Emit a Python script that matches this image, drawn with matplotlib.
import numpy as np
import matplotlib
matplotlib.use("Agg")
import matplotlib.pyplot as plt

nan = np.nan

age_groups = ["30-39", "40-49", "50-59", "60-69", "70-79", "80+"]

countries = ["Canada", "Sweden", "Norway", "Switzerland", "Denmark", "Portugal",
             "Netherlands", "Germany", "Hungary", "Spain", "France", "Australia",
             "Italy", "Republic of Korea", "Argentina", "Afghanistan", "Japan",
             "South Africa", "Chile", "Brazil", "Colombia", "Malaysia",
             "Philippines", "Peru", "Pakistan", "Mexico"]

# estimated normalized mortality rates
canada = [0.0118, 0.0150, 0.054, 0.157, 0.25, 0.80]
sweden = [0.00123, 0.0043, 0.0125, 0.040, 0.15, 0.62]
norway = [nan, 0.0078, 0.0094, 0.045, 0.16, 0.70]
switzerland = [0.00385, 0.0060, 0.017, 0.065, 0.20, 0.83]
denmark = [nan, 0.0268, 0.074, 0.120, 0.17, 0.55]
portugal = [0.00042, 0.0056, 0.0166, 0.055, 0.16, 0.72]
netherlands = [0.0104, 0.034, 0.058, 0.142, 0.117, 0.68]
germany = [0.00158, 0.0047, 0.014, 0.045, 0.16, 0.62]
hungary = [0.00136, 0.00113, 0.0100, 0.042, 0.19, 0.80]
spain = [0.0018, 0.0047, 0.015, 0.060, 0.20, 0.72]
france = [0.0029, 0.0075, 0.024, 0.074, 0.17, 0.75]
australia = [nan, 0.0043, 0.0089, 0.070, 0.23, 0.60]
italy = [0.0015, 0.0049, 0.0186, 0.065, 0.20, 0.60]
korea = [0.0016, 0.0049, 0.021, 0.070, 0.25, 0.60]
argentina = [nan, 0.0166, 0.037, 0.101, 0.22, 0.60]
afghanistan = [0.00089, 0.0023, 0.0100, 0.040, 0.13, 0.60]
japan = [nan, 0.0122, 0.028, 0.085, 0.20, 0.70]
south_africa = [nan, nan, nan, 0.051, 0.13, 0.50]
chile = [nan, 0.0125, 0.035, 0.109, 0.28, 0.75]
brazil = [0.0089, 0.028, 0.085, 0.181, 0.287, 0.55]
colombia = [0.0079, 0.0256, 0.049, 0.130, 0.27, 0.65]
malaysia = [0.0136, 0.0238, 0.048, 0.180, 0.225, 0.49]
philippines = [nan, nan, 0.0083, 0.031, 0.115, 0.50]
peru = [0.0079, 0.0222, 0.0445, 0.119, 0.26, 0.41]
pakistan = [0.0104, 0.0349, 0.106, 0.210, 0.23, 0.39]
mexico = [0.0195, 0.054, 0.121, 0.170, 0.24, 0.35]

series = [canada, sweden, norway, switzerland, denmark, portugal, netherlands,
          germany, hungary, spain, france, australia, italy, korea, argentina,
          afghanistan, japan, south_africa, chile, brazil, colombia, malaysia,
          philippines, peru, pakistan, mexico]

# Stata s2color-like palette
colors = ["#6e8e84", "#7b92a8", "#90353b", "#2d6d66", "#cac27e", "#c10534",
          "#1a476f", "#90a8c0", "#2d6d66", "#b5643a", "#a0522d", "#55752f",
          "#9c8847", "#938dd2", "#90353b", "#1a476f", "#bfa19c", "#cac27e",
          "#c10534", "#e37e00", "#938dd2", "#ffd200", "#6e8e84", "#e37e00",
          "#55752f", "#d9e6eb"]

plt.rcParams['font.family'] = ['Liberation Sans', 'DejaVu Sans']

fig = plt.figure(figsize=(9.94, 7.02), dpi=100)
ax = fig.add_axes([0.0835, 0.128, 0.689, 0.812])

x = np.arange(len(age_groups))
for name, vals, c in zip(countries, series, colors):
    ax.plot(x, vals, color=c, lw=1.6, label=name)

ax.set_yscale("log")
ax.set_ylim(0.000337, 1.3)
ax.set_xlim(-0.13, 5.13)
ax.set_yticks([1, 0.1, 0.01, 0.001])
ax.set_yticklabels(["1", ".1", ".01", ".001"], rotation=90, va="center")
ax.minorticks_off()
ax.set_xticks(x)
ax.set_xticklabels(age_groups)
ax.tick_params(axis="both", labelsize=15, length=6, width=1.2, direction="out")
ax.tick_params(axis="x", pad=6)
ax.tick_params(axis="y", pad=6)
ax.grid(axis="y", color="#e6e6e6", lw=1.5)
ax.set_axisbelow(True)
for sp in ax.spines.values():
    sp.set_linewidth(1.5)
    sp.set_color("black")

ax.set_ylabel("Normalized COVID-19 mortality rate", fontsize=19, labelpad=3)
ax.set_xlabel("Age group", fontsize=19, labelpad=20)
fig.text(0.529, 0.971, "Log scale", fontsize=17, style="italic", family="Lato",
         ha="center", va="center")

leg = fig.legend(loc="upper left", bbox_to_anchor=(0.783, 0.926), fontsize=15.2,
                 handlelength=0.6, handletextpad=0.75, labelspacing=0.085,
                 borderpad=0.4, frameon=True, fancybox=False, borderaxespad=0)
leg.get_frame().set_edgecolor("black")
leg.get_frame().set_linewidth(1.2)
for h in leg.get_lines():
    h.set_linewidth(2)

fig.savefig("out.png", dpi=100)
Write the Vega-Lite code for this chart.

★ ★ ★ ★

> **PROBLEM STATEMENT**: Extract the lines above, from the first one through the one containing "mexico = [0.0195, 0.054, 0.121, 0.170, 0.24, 0.35]", and return only those, unchanged.

> **RESULT FOR THIS TASK**:
Emit a Python script that matches this image, drawn with matplotlib.
import numpy as np
import matplotlib
matplotlib.use("Agg")
import matplotlib.pyplot as plt

nan = np.nan

age_groups = ["30-39", "40-49", "50-59", "60-69", "70-79", "80+"]

countries = ["Canada", "Sweden", "Norway", "Switzerland", "Denmark", "Portugal",
             "Netherlands", "Germany", "Hungary", "Spain", "France", "Australia",
             "Italy", "Republic of Korea", "Argentina", "Afghanistan", "Japan",
             "South Africa", "Chile", "Brazil", "Colombia", "Malaysia",
             "Philippines", "Peru", "Pakistan", "Mexico"]

# estimated normalized mortality rates
canada = [0.0118, 0.0150, 0.054, 0.157, 0.25, 0.80]
sweden = [0.00123, 0.0043, 0.0125, 0.040, 0.15, 0.62]
norway = [nan, 0.0078, 0.0094, 0.045, 0.16, 0.70]
switzerland = [0.00385, 0.0060, 0.017, 0.065, 0.20, 0.83]
denmark = [nan, 0.0268, 0.074, 0.120, 0.17, 0.55]
portugal = [0.00042, 0.0056, 0.0166, 0.055, 0.16, 0.72]
netherlands = [0.0104, 0.034, 0.058, 0.142, 0.117, 0.68]
germany = [0.00158, 0.0047, 0.014, 0.045, 0.16, 0.62]
hungary = [0.00136, 0.00113, 0.0100, 0.042, 0.19, 0.80]
spain = [0.0018, 0.0047, 0.015, 0.060, 0.20, 0.72]
france = [0.0029, 0.0075, 0.024, 0.074, 0.17, 0.75]
australia = [nan, 0.0043, 0.0089, 0.070, 0.23, 0.60]
italy = [0.0015, 0.0049, 0.0186, 0.065, 0.20, 0.60]
korea = [0.0016, 0.0049, 0.021, 0.070, 0.25, 0.60]
argentina = [nan, 0.0166, 0.037, 0.101, 0.22, 0.60]
afghanistan = [0.00089, 0.0023, 0.0100, 0.040, 0.13, 0.60]
japan = [nan, 0.0122, 0.028, 0.085, 0.20, 0.70]
south_africa = [nan, nan, nan, 0.051, 0.13, 0.50]
chile = [nan, 0.0125, 0.035, 0.109, 0.28, 0.75]
brazil = [0.0089, 0.028, 0.085, 0.181, 0.287, 0.55]
colombia = [0.0079, 0.0256, 0.049, 0.130, 0.27, 0.65]
malaysia = [0.0136, 0.0238, 0.048, 0.180, 0.225, 0.49]
philippines = [nan, nan, 0.0083, 0.031, 0.115, 0.50]
peru = [0.0079, 0.0222, 0.0445, 0.119, 0.26, 0.41]
pakistan = [0.0104, 0.0349, 0.106, 0.210, 0.23, 0.39]
mexico = [0.0195, 0.054, 0.121, 0.170, 0.24, 0.35]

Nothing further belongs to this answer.